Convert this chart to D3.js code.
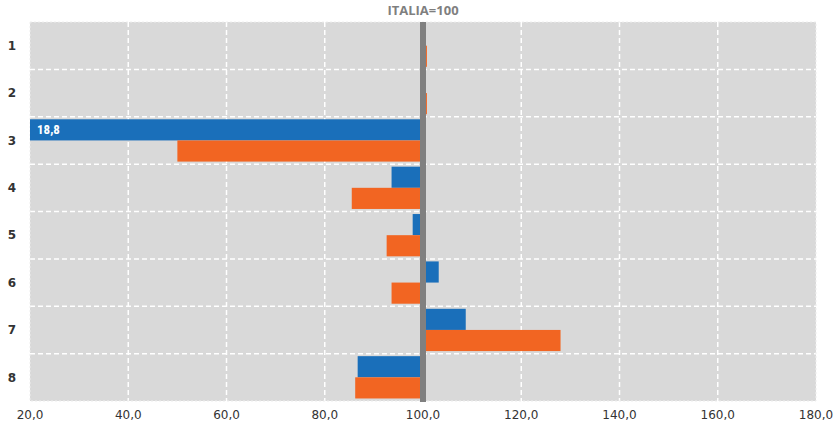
<!DOCTYPE html>
<html>
<head>
<meta charset="utf-8">
<script src="https://cdn.jsdelivr.net/npm/d3@7"></script>
<style>
  html, body { margin: 0; padding: 0; background: #fff; }
  svg { display: block; }
</style>
</head>
<body>
<div id="chart"></div>
<script>
// ---- data (ITALIA = 100) ----
const categories = ['1', '2', '3', '4', '5', '6', '7', '8'];
const blueValues = [100, 100, 18.8, 93.6, 97.9, 103.2, 108.7, 86.7];
const orangeValues = [100.8, 100.8, 50.0, 85.5, 92.6, 93.6, 128.0, 86.2];
const xTicks = [20, 40, 60, 80, 100, 120, 140, 160, 180];
const baseline = 100;

const W = 837, H = 425;
const margin = { top: 22, right: 21, bottom: 24, left: 30 };

const svg = d3.select('#chart').append('svg')
    .attr('width', W).attr('height', H);

const x = d3.scaleLinear()
    .domain([20, 180])
    .range([margin.left, W - margin.right])
    .clamp(true);

const y = d3.scaleBand()
    .domain(categories)
    .range([margin.top, H - margin.bottom]);

const sub = d3.scaleBand()
    .domain(['blue', 'orange'])
    .range([0, y.bandwidth()])
    .paddingOuter(0.12);

// plot background
svg.append('rect')
    .attr('x', x(20)).attr('y', margin.top)
    .attr('width', x(180) - x(20)).attr('height', H - margin.bottom - margin.top)
    .attr('fill', '#d9d9d9');

// vertical dashed grid
svg.append('g')
    .selectAll('line')
    .data(xTicks.filter(d => d > 20 && d < 180))
    .join('line')
    .attr('x1', d => x(d)).attr('x2', d => x(d))
    .attr('y1', margin.top).attr('y2', H - margin.bottom)
    .attr('stroke', '#fff').attr('stroke-width', 1.5)
    .attr('stroke-dasharray', '5,3');

// horizontal dashed grid between categories
svg.append('g')
    .selectAll('line')
    .data(categories.slice(1))
    .join('line')
    .attr('x1', x(20)).attr('x2', x(180))
    .attr('y1', d => y(d)).attr('y2', d => y(d))
    .attr('stroke', '#fff').attr('stroke-width', 1.5)
    .attr('stroke-dasharray', '5,3');

// plot border (faint dashes)
svg.append('rect')
    .attr('x', x(20)).attr('y', margin.top)
    .attr('width', x(180) - x(20)).attr('height', H - margin.bottom - margin.top)
    .attr('fill', 'none').attr('stroke', '#eeeeee').attr('stroke-width', 1)
    .attr('stroke-dasharray', '2,2');

// bars
const series = [
    { key: 'blue', color: '#1a6fba', values: blueValues },
    { key: 'orange', color: '#f26522', values: orangeValues }
];

series.forEach(s => {
    svg.append('g')
        .selectAll('rect')
        .data(categories.map((c, i) => ({ cat: c, v: s.values[i] })))
        .join('rect')
        .attr('x', d => Math.min(x(d.v), x(baseline)))
        .attr('y', d => y(d.cat) + sub(s.key))
        .attr('width', d => Math.abs(x(d.v) - x(baseline)))
        .attr('height', sub.bandwidth())
        .attr('fill', s.color);
});

// label for the clipped bar
svg.append('text')
    .attr('x', x(20) + 7)
    .attr('y', y('3') + sub('blue') + sub.bandwidth() / 2)
    .attr('dy', '0.35em')
    .attr('font-family', '"Liberation Sans Narrow", "Roboto Condensed", Roboto, sans-serif')
    .attr('font-size', '13px').attr('font-weight', 'bold')
    .attr('fill', '#fff')
    .text(d3.format('.1f')(blueValues[2]).replace('.', ','));

// ITALIA = 100 reference line
svg.append('line')
    .attr('x1', x(baseline)).attr('x2', x(baseline))
    .attr('y1', margin.top).attr('y2', H - margin.bottom + 1)
    .attr('stroke', '#808080').attr('stroke-width', 6);

svg.append('text')
    .attr('x', x(baseline)).attr('y', 15)
    .attr('text-anchor', 'middle')
    .attr('font-family', '"Open Sans", "DejaVu Sans", sans-serif')
    .attr('font-size', '13px').attr('font-weight', 'bold')
    .attr('fill', '#7f7f7f')
    .text('ITALIA=100');

// category labels
svg.append('g')
    .selectAll('text')
    .data(categories)
    .join('text')
    .attr('x', 12)
    .attr('y', d => y(d) + y.bandwidth() / 2)
    .attr('dy', '0.35em')
    .attr('text-anchor', 'middle')
    .attr('font-family', '"DejaVu Sans", sans-serif')
    .attr('font-size', '12px').attr('font-weight', 'bold')
    .attr('fill', '#333')
    .text(d => d);

// x tick labels
svg.append('g')
    .selectAll('text')
    .data(xTicks)
    .join('text')
    .attr('x', d => x(d))
    .attr('y', H - 6)
    .attr('text-anchor', 'middle')
    .attr('font-family', '"DejaVu Sans", sans-serif')
    .attr('font-size', '12px')
    .attr('fill', '#333')
    .text(d => d3.format('.1f')(d).replace('.', ','));
</script>
</body>
</html>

*WHAT THIS TASK INVOLVES:*
Restate the whole of the material word for word without the pictures.

*TASK OUTPUT:*
Convert this chart to D3.js code.
<!DOCTYPE html>
<html>
<head>
<meta charset="utf-8">
<script src="https://cdn.jsdelivr.net/npm/d3@7"></script>
<style>
  html, body { margin: 0; padding: 0; background: #fff; }
  svg { display: block; }
</style>
</head>
<body>
<div id="chart"></div>
<script>
// ---- data (ITALIA = 100) ----
const categories = ['1', '2', '3', '4', '5', '6', '7', '8'];
const blueValues = [100, 100, 18.8, 93.6, 97.9, 103.2, 108.7, 86.7];
const orangeValues = [100.8, 100.8, 50.0, 85.5, 92.6, 93.6, 128.0, 86.2];
const xTicks = [20, 40, 60, 80, 100, 120, 140, 160, 180];
const baseline = 100;

const W = 837, H = 425;
const margin = { top: 22, right: 21, bottom: 24, left: 30 };

const svg = d3.select('#chart').append('svg')
    .attr('width', W).attr('height', H);

const x = d3.scaleLinear()
    .domain([20, 180])
    .range([margin.left, W - margin.right])
    .clamp(true);

const y = d3.scaleBand()
    .domain(categories)
    .range([margin.top, H - margin.bottom]);

const sub = d3.scaleBand()
    .domain(['blue', 'orange'])
    .range([0, y.bandwidth()])
    .paddingOuter(0.12);

// plot background
svg.append('rect')
    .attr('x', x(20)).attr('y', margin.top)
    .attr('width', x(180) - x(20)).attr('height', H - margin.bottom - margin.top)
    .attr('fill', '#d9d9d9');

// vertical dashed grid
svg.append('g')
    .selectAll('line')
    .data(xTicks.filter(d => d > 20 && d < 180))
    .join('line')
    .attr('x1', d => x(d)).attr('x2', d => x(d))
    .attr('y1', margin.top).attr('y2', H - margin.bottom)
    .attr('stroke', '#fff').attr('stroke-width', 1.5)
    .attr('stroke-dasharray', '5,3');

// horizontal dashed grid between categories
svg.append('g')
    .selectAll('line')
    .data(categories.slice(1))
    .join('line')
    .attr('x1', x(20)).attr('x2', x(180))
    .attr('y1', d => y(d)).attr('y2', d => y(d))
    .attr('stroke', '#fff').attr('stroke-width', 1.5)
    .attr('stroke-dasharray', '5,3');

// plot border (faint dashes)
svg.append('rect')
    .attr('x', x(20)).attr('y', margin.top)
    .attr('width', x(180) - x(20)).attr('height', H - margin.bottom - margin.top)
    .attr('fill', 'none').attr('stroke', '#eeeeee').attr('stroke-width', 1)
    .attr('stroke-dasharray', '2,2');

// bars
const series = [
    { key: 'blue', color: '#1a6fba', values: blueValues },
    { key: 'orange', color: '#f26522', values: orangeValues }
];

series.forEach(s => {
    svg.append('g')
        .selectAll('rect')
        .data(categories.map((c, i) => ({ cat: c, v: s.values[i] })))
        .join('rect')
        .attr('x', d => Math.min(x(d.v), x(baseline)))
        .attr('y', d => y(d.cat) + sub(s.key))
        .attr('width', d => Math.abs(x(d.v) - x(baseline)))
        .attr('height', sub.bandwidth())
        .attr('fill', s.color);
});

// label for the clipped bar
svg.append('text')
    .attr('x', x(20) + 7)
    .attr('y', y('3') + sub('blue') + sub.bandwidth() / 2)
    .attr('dy', '0.35em')
    .attr('font-family', '"Liberation Sans Narrow", "Roboto Condensed", Roboto, sans-serif')
    .attr('font-size', '13px').attr('font-weight', 'bold')
    .attr('fill', '#fff')
    .text(d3.format('.1f')(blueValues[2]).replace('.', ','));

// ITALIA = 100 reference line
svg.append('line')
    .attr('x1', x(baseline)).attr('x2', x(baseline))
    .attr('y1', margin.top).attr('y2', H - margin.bottom + 1)
    .attr('stroke', '#808080').attr('stroke-width', 6);

svg.append('text')
    .attr('x', x(baseline)).attr('y', 15)
    .attr('text-anchor', 'middle')
    .attr('font-family', '"Open Sans", "DejaVu Sans", sans-serif')
    .attr('font-size', '13px').attr('font-weight', 'bold')
    .attr('fill', '#7f7f7f')
    .text('ITALIA=100');

// category labels
svg.append('g')
    .selectAll('text')
    .data(categories)
    .join('text')
    .attr('x', 12)
    .attr('y', d => y(d) + y.bandwidth() / 2)
    .attr('dy', '0.35em')
    .attr('text-anchor', 'middle')
    .attr('font-family', '"DejaVu Sans", sans-serif')
    .attr('font-size', '12px').attr('font-weight', 'bold')
    .attr('fill', '#333')
    .text(d => d);

// x tick labels
svg.append('g')
    .selectAll('text')
    .data(xTicks)
    .join('text')
    .attr('x', d => x(d))
    .attr('y', H - 6)
    .attr('text-anchor', 'middle')
    .attr('font-family', '"DejaVu Sans", sans-serif')
    .attr('font-size', '12px')
    .attr('fill', '#333')
    .text(d => d3.format('.1f')(d).replace('.', ','));
</script>
</body>
</html>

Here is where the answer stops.